··· Recorded data
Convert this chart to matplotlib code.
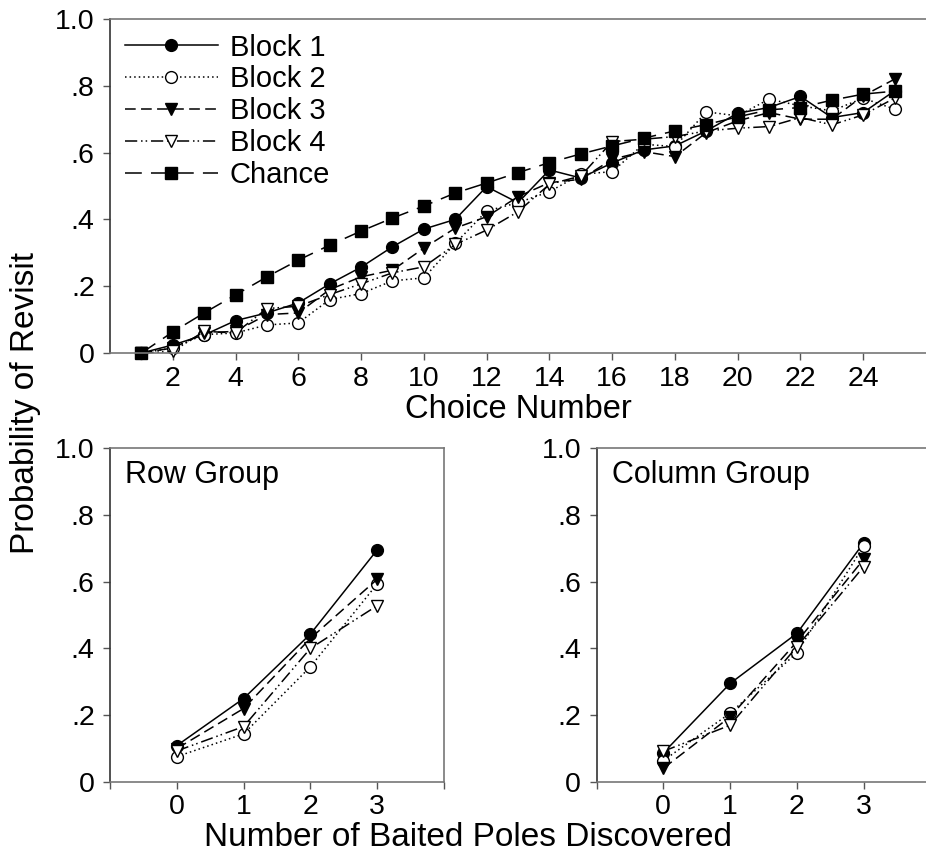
import numpy as np
import matplotlib
matplotlib.use('Agg')
import matplotlib.pyplot as plt

plt.rcParams['font.family'] = ['Liberation Sans', 'DejaVu Sans']

# top panel data
choice = np.arange(1, 26)
block1 = [0, .024, .054, .097, .12, .15, .207, .257, .318, .371, .40, .498, .45,
          .548, .524, .569, .608, .62, .665, .718, .735, .768, .705, .72, .785]
block2 = [0, .015, .055, .06, .084, .09, .16, .178, .216, .225, .328, .425, .45,
          .483, .535, .543, .625, .618, .722, .71, .76, .74, .725, .763, .73]
block3 = [0, .015, .06, .065, .115, .12, .19, .228, .248, .314, .374, .408, .468,
          .51, .52, .58, .603, .588, .66, .695, .72, .70, .70, .77, .82]
block4 = [0, .005, .065, .06, .133, .14, .175, .207, .24, .258, .325, .368, .423,
          .505, .53, .633, .64, .648, .665, .673, .678, .705, .683, .713, .763]
chance = [0, .063, .12, .174, .228, .278, .323, .365, .404, .44, .479, .509, .54,
          .57, .596, .62, .643, .665, .684, .707, .728, .735, .757, .775, .784]

# bottom panels data
poles = [0, 1, 2, 3]
row_b1 = [.109, .25, .443, .695]
row_b2 = [.076, .144, .345, .593]
row_b3 = [.10, .22, .43, .607]
row_b4 = [.093, .166, .40, .528]
col_b1 = [.087, .295, .445, .716]
col_b2 = [.064, .206, .387, .707]
col_b3 = [.041, .195, .42, .667]
col_b4 = [.092, .17, .405, .645]

ytick_vals = [0, .2, .4, .6, .8, 1.0]
ytick_labs = ['0', '.2', '.4', '.6', '.8', '1.0']

styles = {
    'Block 1': dict(ls='-', marker='o', mfc='black'),
    'Block 2': dict(ls=(0, (1, 2)), marker='o', mfc='white'),
    'Block 3': dict(ls=(0, (7, 3.5)), marker='v', mfc='black'),
    'Block 4': dict(ls=(0, (8, 2.5, 1, 2, 1, 2.5)), marker='v', mfc='white'),
    'Chance': dict(ls=(0, (11, 6)), marker='s', mfc='black'),
}


def style_axes(ax):
    ax.set_ylim(0, 1.0)
    ax.set_yticks(ytick_vals)
    ax.set_yticklabels(ytick_labs)
    ax.tick_params(direction='out', length=5, width=1, labelsize=20.5, colors='#555', labelcolor='black')
    ax.tick_params(axis='y', pad=6)
    ax.tick_params(axis='x', pad=4)
    for side in ['top', 'right', 'bottom']:
        ax.spines[side].set_color('#777')
        ax.spines[side].set_linewidth(1.2)
    ax.spines['left'].set_color('#333')
    ax.spines['left'].set_linewidth(1.2)


def draw(ax, x, y, name, ms=8.5):
    st = styles[name]
    m = st['marker']
    if m == 's':
        ms = ms - 0.5
    ax.plot(x, y, color='black', lw=1.1, ls=st['ls'], marker=m, ms=ms,
            mfc=st['mfc'], mec='black', mew=1.0, label=name, clip_on=False)


fig = plt.figure(figsize=(9.26, 8.56), dpi=100)

ax = fig.add_axes([110/926, 1-353/856, 816/926, 334/856])
draw(ax, choice, block1, 'Block 1')
draw(ax, choice, block2, 'Block 2')
draw(ax, choice, block3, 'Block 3')
draw(ax, choice, block4, 'Block 4')
draw(ax, choice, chance, 'Chance')
ax.set_xlim(0, 26)
ax.set_xticks(np.arange(2, 26, 2))
style_axes(ax)
ax.spines['right'].set_visible(False)
ax.set_xlabel('Choice Number', fontsize=23.5, labelpad=2)
leg = ax.legend(loc='upper left', frameon=False, fontsize=21, handlelength=3.2,
                handletextpad=0.4, labelspacing=0.13, borderaxespad=0.1,
                bbox_to_anchor=(0.0, 1.0))

ax2 = fig.add_axes([110/926, 1-782/856, 334/926, 334/856])
draw(ax2, poles, row_b1, 'Block 1')
draw(ax2, poles, row_b2, 'Block 2')
draw(ax2, poles, row_b3, 'Block 3')
draw(ax2, poles, row_b4, 'Block 4')
ax2.set_xlim(-1, 4)
ax2.set_xticks([-1, 0, 1, 2, 3, 4])
ax2.set_xticklabels(['', '0', '1', '2', '3', ''])
style_axes(ax2)
ax2.text(0.045, 0.965, 'Row Group', transform=ax2.transAxes, fontsize=22, va='top', ha='left')

ax3 = fig.add_axes([596.5/926, 1-782/856, 334/926, 334/856])
draw(ax3, poles, col_b1, 'Block 1')
draw(ax3, poles, col_b2, 'Block 2')
draw(ax3, poles, col_b3, 'Block 3')
draw(ax3, poles, col_b4, 'Block 4')
ax3.set_xlim(-1, 4)
ax3.set_xticks([-1, 0, 1, 2, 3, 4])
ax3.set_xticklabels(['', '0', '1', '2', '3', ''])
style_axes(ax3)
ax3.text(0.045, 0.965, 'Column Group', transform=ax3.transAxes, fontsize=22, va='top', ha='left')

fig.text(468/926, 1-838/856, 'Number of Baited Poles Discovered', fontsize=24, ha='center', va='center')
fig.text(26/926, 1-403/856, 'Probability of Revisit', fontsize=24, ha='center', va='center', rotation=90)

fig.savefig('out.png', dpi=100)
······
Exercise instructions
Make an exact copy of the lines from the top of the material through the line with "ytick_labs = ['0', '.2', '.4', '.6', '.8', '1.0']", pictures excluded.

Solution
Convert this chart to matplotlib code.
import numpy as np
import matplotlib
matplotlib.use('Agg')
import matplotlib.pyplot as plt

plt.rcParams['font.family'] = ['Liberation Sans', 'DejaVu Sans']

# top panel data
choice = np.arange(1, 26)
block1 = [0, .024, .054, .097, .12, .15, .207, .257, .318, .371, .40, .498, .45,
          .548, .524, .569, .608, .62, .665, .718, .735, .768, .705, .72, .785]
block2 = [0, .015, .055, .06, .084, .09, .16, .178, .216, .225, .328, .425, .45,
          .483, .535, .543, .625, .618, .722, .71, .76, .74, .725, .763, .73]
block3 = [0, .015, .06, .065, .115, .12, .19, .228, .248, .314, .374, .408, .468,
          .51, .52, .58, .603, .588, .66, .695, .72, .70, .70, .77, .82]
block4 = [0, .005, .065, .06, .133, .14, .175, .207, .24, .258, .325, .368, .423,
          .505, .53, .633, .64, .648, .665, .673, .678, .705, .683, .713, .763]
chance = [0, .063, .12, .174, .228, .278, .323, .365, .404, .44, .479, .509, .54,
          .57, .596, .62, .643, .665, .684, .707, .728, .735, .757, .775, .784]

# bottom panels data
poles = [0, 1, 2, 3]
row_b1 = [.109, .25, .443, .695]
row_b2 = [.076, .144, .345, .593]
row_b3 = [.10, .22, .43, .607]
row_b4 = [.093, .166, .40, .528]
col_b1 = [.087, .295, .445, .716]
col_b2 = [.064, .206, .387, .707]
col_b3 = [.041, .195, .42, .667]
col_b4 = [.092, .17, .405, .645]

ytick_vals = [0, .2, .4, .6, .8, 1.0]
ytick_labs = ['0', '.2', '.4', '.6', '.8', '1.0']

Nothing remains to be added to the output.